Revision history for this message
eMTee (realprogger) wrote : Certain type of changes in the share do not trigger a Bloom filter update which makes such changed files temporarily unsearchable

<eMTee> So not getting a result for a changed file (same path/different content) in the share after re-hashing is because the hub requesting a new bloom filter only if the number of shared files are changed in the INF coming from the client. In common examples like when you share an updated binary or change a text file and reindex this would not happen at all.
<eMTee> Bloom request is only triggered by an SF and not SS in the INF. See https://sourceforge.net/p/adchpp/code/ci/default/tree/plugins/Bloom/src/BloomManager.cpp#L98
<eMTee> And with adding SS to the check there we're still not completly out of water since if the share change is a same path, same size, different content change then it still sucks. Minor editing of a text file or change of a fix-sized metadata e.g. an MP3 IDv1 tag resulting exactly this scenario.
<eMTee> You can change even all of your share in this special way and if you don't change the sizes and number of files then you won't provide hits at all until you do some other kind of share change or reconnect the hub.

[2023-02-28 09:03] <eMTee> So Blom request is based on an inadequate signal that's not enough for all cases.
[2023-02-28 09:07] <eMTee> SS also should be hooked on at the very least but a perfect solution would be something that is signalling the share change in general or the number of re-hashes in the current client session.
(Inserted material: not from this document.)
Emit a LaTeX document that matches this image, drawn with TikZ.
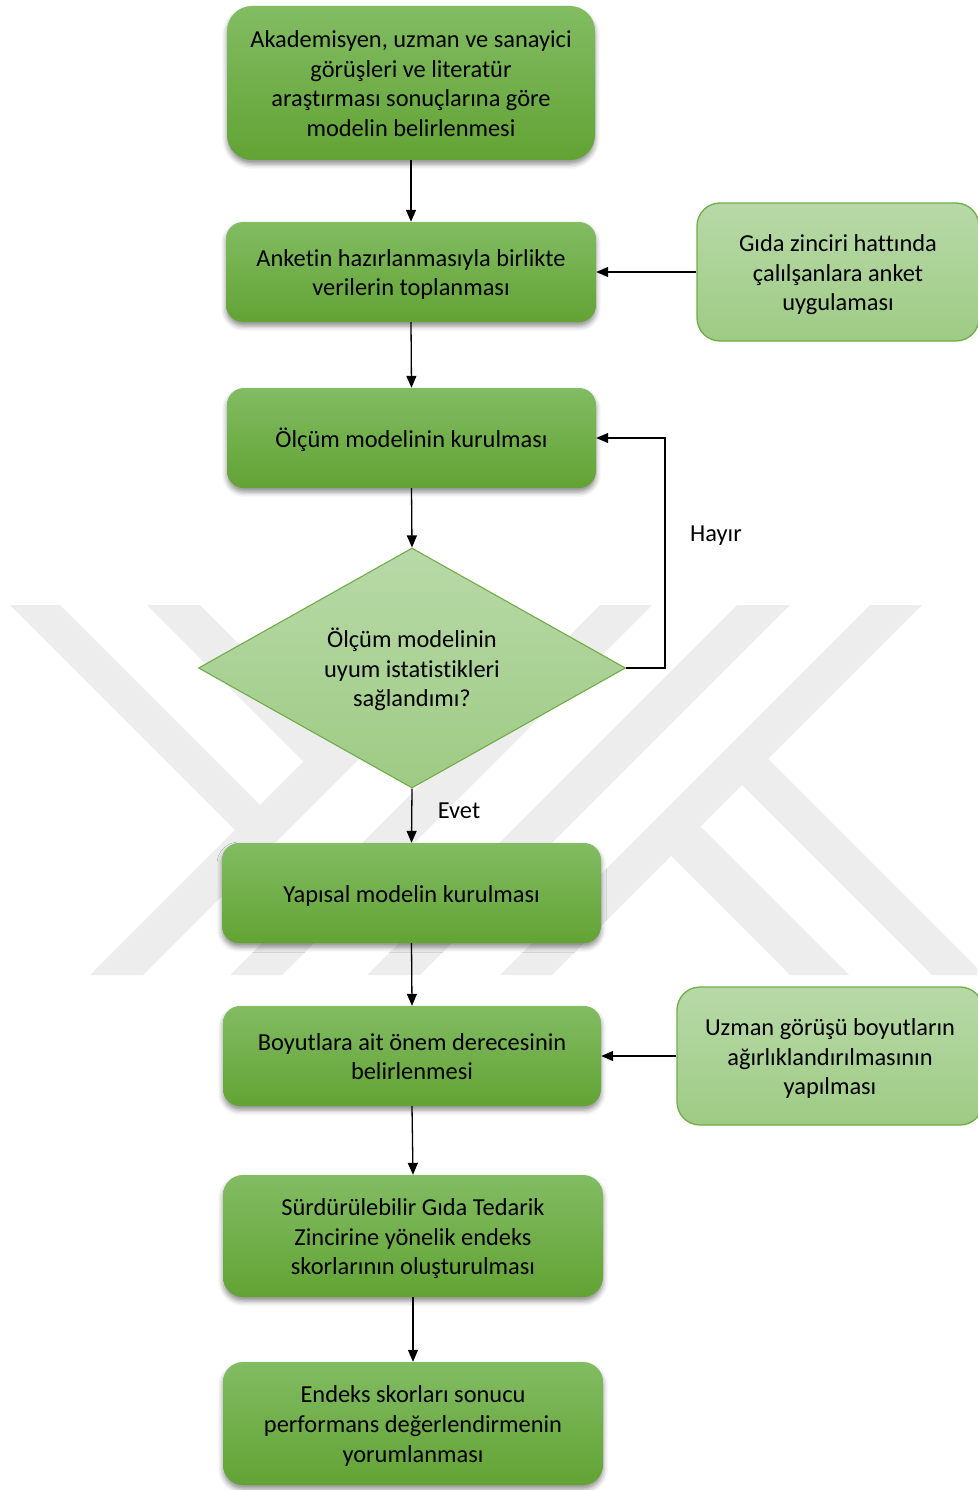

Or the last rehash timestamp. These signals would be adequate for requesting a new Bloom filter in all cases when it is needed to.
[2023-02-28 09:11] <eMTee> Of course the client could force to send an INF SF after all rehashes in case it supports Blom, but it's pretty ugly to implement in DC++ and, more importantly, it is against the protocol since you send INFs only if some values change and in these special cases we investigate this would mean sending multiple INF SF's with the same value.
[2023-02-28 09:13] <eMTee> "Each time this is received, it means that the fields specified have been added or updated." in https://adc.sourceforge.io/ADC.html#_inf
[2023-02-28 09:17] <eMTee> If an extension is allowed to specify new INF fields then a last rehash timestamp field would probably be the cleanest solution for this both protocol and implementation wise...

Within the currently defined standards another possibility is to do some client side trickery, an ugly hack to slightly fake SF or SS (eg. by incrementing one of them by 1) in each of this special share change case so then that triggers a Bloom update.